La consommation de tabac a augmenté de deux points en cinq ans. La faute à la crise ? C'est chez les chômeurs que l'on constate l'augmentation de consommation la plus forte : ils étaient 43,5% de fumeurs en 2005, ils sont aujourd'hui presque un sur deux (49,6%), selon le nouveau baromètre santé de l'Institut national de prévention et d'éducation pour la santé (INPES). (Télécharger le document)
Ces résultats tombent alors qu'une nouvelle hausse de 6% du prix des paquets de cigarettes est annoncée pour novembre. La dernière augmentation, il y un an, n'a donc pas eu l'effet escompté. Ce qui confirme que la dépendance est bien une affaire qui dépasse la question du pouvoir d'achat.
Les mauvais chiffres de la hausse du tabac s'expliquent, selon la ministre de la Santé Roselyne Bachelot notamment par « l'effet crise ». L'INPES souligne qu'« une mauvaise situation matérielle n'incite pas à se préoccuper de sa santé ».
Ce qu'une étude de Patrick Peretti-Watel et de Jean Constance, de février 2009 dans la revue Déviance et Société, explique ainsi :
« Ils en ont besoin pour gérer leur stress, pour s'accorder un moment de bonheur, pour combler le vide d'une existence à la fois sans travail et sans les ressources nécessaires pour profiter de leur “ temps libre ”, pour se sentir moins seul… »
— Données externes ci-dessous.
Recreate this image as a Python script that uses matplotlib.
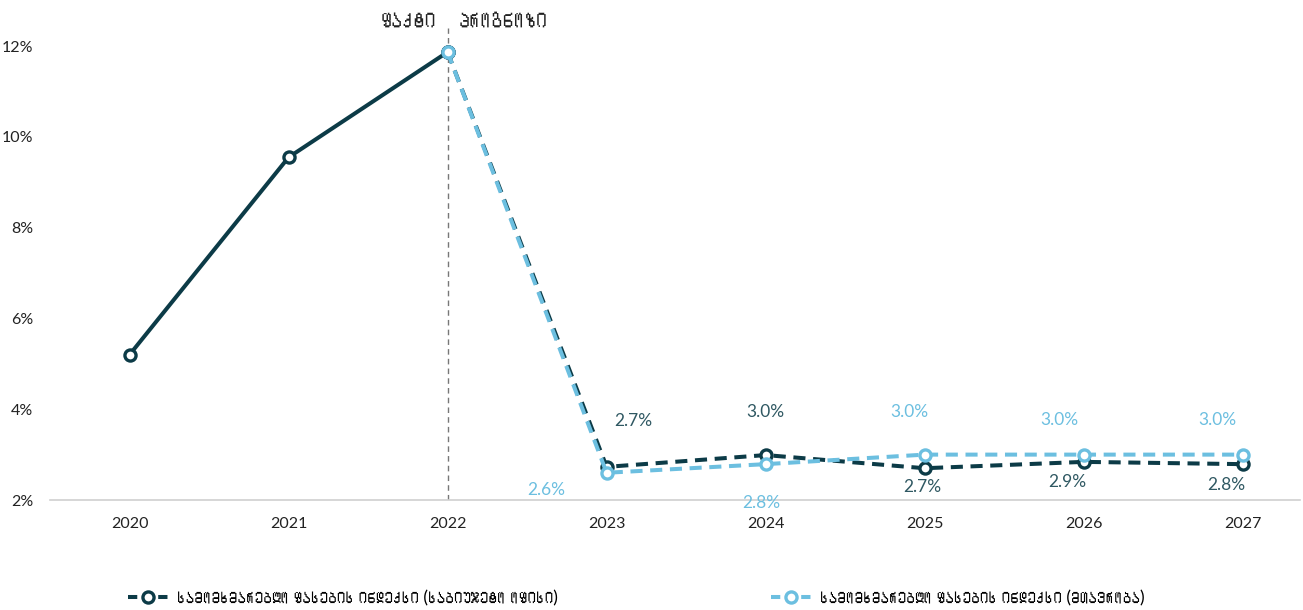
import matplotlib
matplotlib.use("Agg")
import matplotlib.pyplot as plt
from matplotlib import font_manager
from matplotlib.ft2font import FT2Font
from matplotlib.lines import Line2D

# Data
years = ["2020", "2021", "2022", "2023", "2024", "2025", "2026", "2027"]
cpi_budget_office = [5.2, 9.55, 11.87, 2.73, 2.99, 2.7, 2.84, 2.79]
cpi_budget_labels = ["", "", "", "2.7%", "3.0%", "2.7%", "2.9%", "2.8%"]
cpi_government = [11.87, 2.6, 2.79, 3.0, 3.0, 3.0]
cpi_government_labels = ["", "2.6%", "2.8%", "3.0%", "3.0%", "3.0%"]
yticks = [2, 4, 6, 8, 10, 12]

fact_text = "ᲤᲐᲥᲢᲘ"
forecast_text = "ᲞᲠᲝᲒᲜᲝᲖᲘ"
legend_budget = "ᲡᲐᲛᲝᲛᲮᲛᲐᲠᲔᲑᲚᲝ ᲤᲐᲡᲔᲑᲘᲡ ᲘᲜᲓᲔᲥᲡᲘ (ᲡᲐᲑᲘᲣᲯᲔᲢᲝ ᲝᲤᲘᲡᲘ)"
legend_gov = "ᲡᲐᲛᲝᲛᲮᲛᲐᲠᲔᲑᲚᲝ ᲤᲐᲡᲔᲑᲘᲡ ᲘᲜᲓᲔᲥᲡᲘ (ᲛᲗᲐᲕᲠᲝᲑᲐ)"


def find_mtavruli_family():
    # look for an installed font with Georgian capitals (Mtavruli)
    for f in font_manager.fontManager.ttflist:
        try:
            if 0x1C9B in FT2Font(f.fname).get_charmap():
                return f.name
        except Exception:
            pass
    return None


mtav_family = find_mtavruli_family()


def georgian(s):
    # no Mtavruli font: write the same letters in Mkhedruli
    if mtav_family:
        return s
    return "".join(chr(ord(c) - 0xBC0) if 0x1C90 <= ord(c) <= 0x1CBA else c for c in s)


DARK = "#0c3b47"
LIGHT = "#6cbfe0"
DARK_LBL = "#2f5862"
LW = 2.9

families = ["Lato", "DejaVu Sans"]
if mtav_family:
    families.insert(1, mtav_family)
plt.rcParams["font.family"] = families

fig = plt.figure(figsize=(13.03, 6.10), dpi=100)
ax = fig.add_axes([50 / 1303, 1 - 500 / 610, 1250 / 1303, 472 / 610])

x = list(range(len(years)))
x_fact = x[:3]
x_fc = x[2:]

marker_kw = dict(marker="o", markersize=8, markerfacecolor="white", markeredgewidth=2.4)

ax.plot(x_fact, cpi_budget_office[:3], color=DARK, lw=LW, **marker_kw,
        markeredgecolor=DARK, solid_capstyle="butt", zorder=3)
ax.plot(x_fc, cpi_budget_office[2:], color=DARK, lw=LW, dashes=(3.0, 1.9),
        **marker_kw, markeredgecolor=DARK, zorder=3)
ax.plot(x_fc, cpi_government, color=LIGHT, lw=LW, dashes=(3.0, 1.9),
        **marker_kw, markeredgecolor=LIGHT, zorder=4)

# Data labels (pixel offsets)
dark_off = [None, None, None, (27, 46), (0, 43), (-2, -19), (-16, -20), (-16, -21)]
for xi, v, lab, off in zip(x, cpi_budget_office, cpi_budget_labels, dark_off):
    if lab:
        ax.annotate(lab, (xi, v), xytext=off, textcoords="offset pixels",
                    ha="center", va="center", fontsize=12.5, color=DARK_LBL)
light_off = [None, (-60, -17), (-4, -39), (-15, 43), (-24, 35), (-25, 35)]
for xi, v, lab, off in zip(x_fc, cpi_government, cpi_government_labels, light_off):
    if lab:
        ax.annotate(lab, (xi, v), xytext=off, textcoords="offset pixels",
                    ha="center", va="center", fontsize=12.5, color=LIGHT)

# fact / forecast divider
ax.axvline(2, color="#777777", lw=1.0, dashes=(4, 3), zorder=1)
ax.text(1.93, 12.57, georgian(fact_text), ha="right", va="center", fontsize=16, color="#222222")
ax.text(2.07, 12.57, georgian(forecast_text), ha="left", va="center", fontsize=16, color="#222222")

ax.set_xlim(-0.5, 7.36)
ax.set_ylim(2, 12.4)
ax.set_xticks(x)
ax.set_xticklabels(years)
ax.set_yticks(yticks)
ax.set_yticklabels([f"{t}%" for t in yticks])
ax.tick_params(axis="both", length=0, labelsize=11.5, colors="#222222")
ax.tick_params(axis="x", pad=12)
ax.tick_params(axis="y", pad=12)
for s in ["top", "right", "left"]:
    ax.spines[s].set_visible(False)
ax.spines["bottom"].set_color("#d0d0d0")
ax.spines["bottom"].set_linewidth(1.2)

# legend handles: dash - marker - dash
handle_kw = dict(lw=LW, dashes=(2.3, 5.2), **marker_kw)
h_dark = Line2D([], [], color=DARK, markeredgecolor=DARK, **handle_kw)
h_light = Line2D([], [], color=LIGHT, markeredgecolor=LIGHT, **handle_kw)
fig.legend([h_dark, h_light], [georgian(legend_budget), georgian(legend_gov)], loc="center",
           bbox_to_anchor=(0.4885, 1 - 598 / 610), ncol=2, frameon=False,
           fontsize=12.5, handlelength=2.3, columnspacing=12.3, handletextpad=0.5)

fig.savefig("out.png", dpi=100)
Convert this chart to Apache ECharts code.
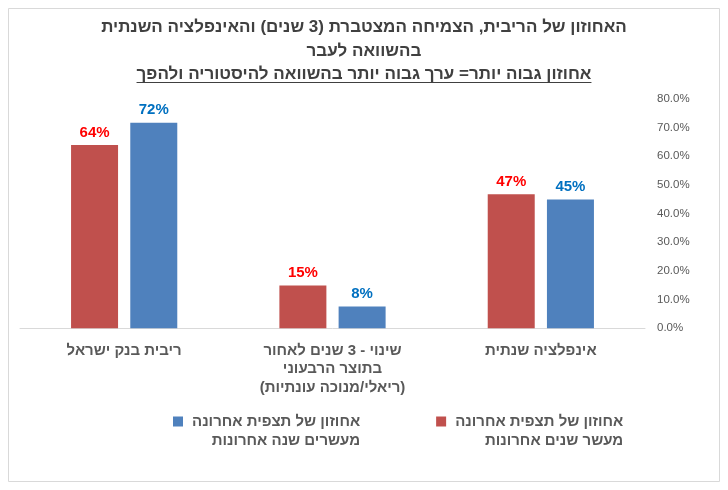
<!DOCTYPE html>
<html>
<head>
<meta charset="utf-8">
<script src="https://cdn.jsdelivr.net/npm/echarts@6/dist/echarts.min.js"></script>
<style>
  html, body { margin: 0; padding: 0; background: #fff; }
  #chart { width: 728px; height: 490px; }
</style>
</head>
<body>
<div id="chart"></div>
<script>
// categories, left to right as drawn
var categories = [
  'ריבית בנק ישראל',
  'שינוי - 3 שנים לאחור\nבתוצר הרבעוני\n(ריאלי/מנוכה עונתיות)',
  'אינפלציה שנתית'
]
var tenYears = [63.9, 14.9, 46.7]
var twentyYears = [71.6, 7.6, 44.9]
var tenYearsName = ['אחוזון של תצפית אחרונה', 'מעשר שנים אחרונות']
var twentyYearsName = ['אחוזון של תצפית אחרונה', 'מעשרים שנה אחרונות']
var yTicks = { min: 0, max: 80, interval: 10 }
var titleLines = [
  'האחוזון של הריבית, הצמיחה המצטברת (3 שנים) והאינפלציה השנתית',
  'בהשוואה לעבר',
  'אחוזון גבוה יותר= ערך גבוה יותר בהשוואה להיסטוריה ולהפך'
]

var FONT = '"Liberation Sans", Arial, sans-serif'
var GRAY = '#595959'

// width of the underlined title line, for the underline
var cv = document.createElement('canvas').getContext('2d')
cv.font = 'bold 17px ' + FONT
var underlineW = cv.measureText(titleLines[2]).width

var tenName = tenYearsName.join(' ')
var twentyName = twentyYearsName.join(' ')
var legendText = {}
legendText[tenName] = tenYearsName
legendText[twentyName] = twentyYearsName

var myChart = echarts.init(document.getElementById('chart'))
var option = {
  backgroundColor: '#fff',
  animation: false,
  title: {
    text: '{a|' + titleLines[0] + '}\n{a|' + titleLines[1] + '}\n{a|' + titleLines[2] + '}',
    left: 364,
    top: 16,
    textAlign: 'center',
    padding: 0,
    textStyle: {
      rich: {
        a: { fontFamily: FONT, fontSize: 17, fontWeight: 'bold', color: '#404040', lineHeight: 23.5 }
      }
    }
  },
  graphic: [
    {
      type: 'rect',
      shape: { x: 8.5, y: 8.5, width: 711, height: 473 },
      style: { fill: 'none', stroke: '#d9d9d9', lineWidth: 1 },
      silent: true
    },
    {
      type: 'line',
      shape: { x1: 364 - underlineW / 2, y1: 82.5, x2: 364 + underlineW / 2, y2: 82.5 },
      style: { stroke: '#404040', lineWidth: 1.2 },
      silent: true
    }
  ],
  legend: {
    data: [twentyName, tenName],
    left: 173,
    top: 395,
    padding: 0,
    itemWidth: 10,
    itemHeight: 10,
    itemGap: 76,
    icon: 'rect',
    formatter: function (name) {
      var l = legendText[name]
      return '{r|\u00a0}\n{r|' + l[0] + '}\n{r|' + l[1] + '}'
    },
    textStyle: {
      rich: {
        r: { align: 'right', fontFamily: FONT, fontSize: 15, fontWeight: 'bold', color: GRAY, lineHeight: 19, padding: [0, 0, 0, 4] }
      }
    }
  },
  grid: { left: 20, right: 83, top: 98.7, bottom: 161.7, containLabel: false },
  xAxis: {
    type: 'category',
    data: categories,
    axisLine: { lineStyle: { color: '#d9d9d9', width: 1 } },
    axisTick: { show: false },
    axisLabel: {
      interval: 0,
      margin: 13,
      fontFamily: FONT,
      fontSize: 15,
      fontWeight: 'bold',
      color: GRAY,
      lineHeight: 18.5
    }
  },
  yAxis: {
    type: 'value',
    position: 'right',
    min: yTicks.min,
    max: yTicks.max,
    interval: yTicks.interval,
    splitLine: { show: false },
    axisLine: { show: false },
    axisTick: { show: false },
    axisLabel: {
      margin: 12,
      fontFamily: FONT,
      fontSize: 11.5,
      color: GRAY,
      formatter: function (v) { return v.toFixed(1) + '%' }
    }
  },
  series: [
    {
      name: tenName,
      type: 'bar',
      data: tenYears,
      barWidth: 47,
      barGap: '26%',
      itemStyle: { color: '#C0504D' },
      label: {
        show: true,
        position: 'top',
        distance: 5,
        fontFamily: FONT,
        fontSize: 15,
        fontWeight: 'bold',
        color: '#FF0000',
        formatter: function (p) { return Math.round(p.value) + '%' }
      }
    },
    {
      name: twentyName,
      type: 'bar',
      data: twentyYears,
      barWidth: 47,
      barGap: '26%',
      itemStyle: { color: '#4F81BD' },
      label: {
        show: true,
        position: 'top',
        distance: 5,
        fontFamily: FONT,
        fontSize: 15,
        fontWeight: 'bold',
        color: '#0070C0',
        formatter: function (p) { return Math.round(p.value) + '%' }
      }
    }
  ]
}
myChart.setOption(option)
</script>
</body>
</html>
« On fume, quitte à se passer de nourriture »
Sur le blog Unairneuf.org, Luc Dussart, consultant en arrêt du tabac, va plus loin concernant « L'arrêt du tabac pour les pauvres » :
« Une fois que l'on est accroché par la dépendance, quel qu'en soit le prix, on fume, quitte à se passer de nourriture ou d'autres biens essentiels. »
Comment faire baisser la consommation chez les chômeurs ? Le Comité national contre le tabagisme (CNT) met en cause une « absence de stratégie et de volonté politique pour réduire la consommation de tabac ». Selon lui, seule une hausse de 10% pourrait avoir un impact réel sur le niveau de consommation des fumeurs issus de populations défavorisées. Interrogée par Rue89, sa directrice, Emmanuelle Béguinot, insiste :
« On sait que l'élément du coût est déterminant dans l'arrêt du tabac de ces populations. »
L'Office français de prévention du tabagisme (OFT) quant à lui, insiste sur l'importance du remboursement des substituts nicotiniques − dont une enquête de Rue89 met en doute l'efficacité. Ils sont actuellement financés à hauteur de 50 euros par an et par personne, soit un mois de traitement.
Roselyne Bachelot a annoncé un relèvement de ce forfait à 150 euros pour les bénéficiaires de la Couverture maladie universelle (CMU) et « une action spécifique » en partenariat avec Pôle emploi.
« Cesser de stigmatiser le fumeur comme un paria »
Problème : les chômeurs doivent souvent payer de leur poche une partie du traitement. Mais surtout, estime Luc Dussart :
« Ils ne sont pas demandeurs. Ils considèrent que la seule chose qu'il leur reste, c'est la clope. »
Une étude menée par la CNAMTS dans trois régions (Alsace, Basse-Normandie, Languedoc-Roussillon) a d'ailleurs conclu à l'inefficacité de la délivrance gratuite de substituts nicotiniques à des bénéficiaires de la CMU.
En Ecosse, un programme d'incitation financière pour arrêter de fumer a même été stoppé, considérant qu'« il n'avait pas eu d'impact sur la réduction du tabagisme ». Luc Dussart plaide pour une démédicalisation générale de l'arrêt du tabac :
« La solution est sociale. La bonne démarche est de mettre en place un contexte psycho-social et non médical. Il faut commencer par réhabiliter l'estime que le fumeur peut avoir de lui, et cesser de le stigmatiser comme un paria. »
Une récente enquête anglo-saxonne tend à prouver que les fumeurs boivent plus que les autres et ont plus souvent des maladies mentales. La coupe est vraiment pleine.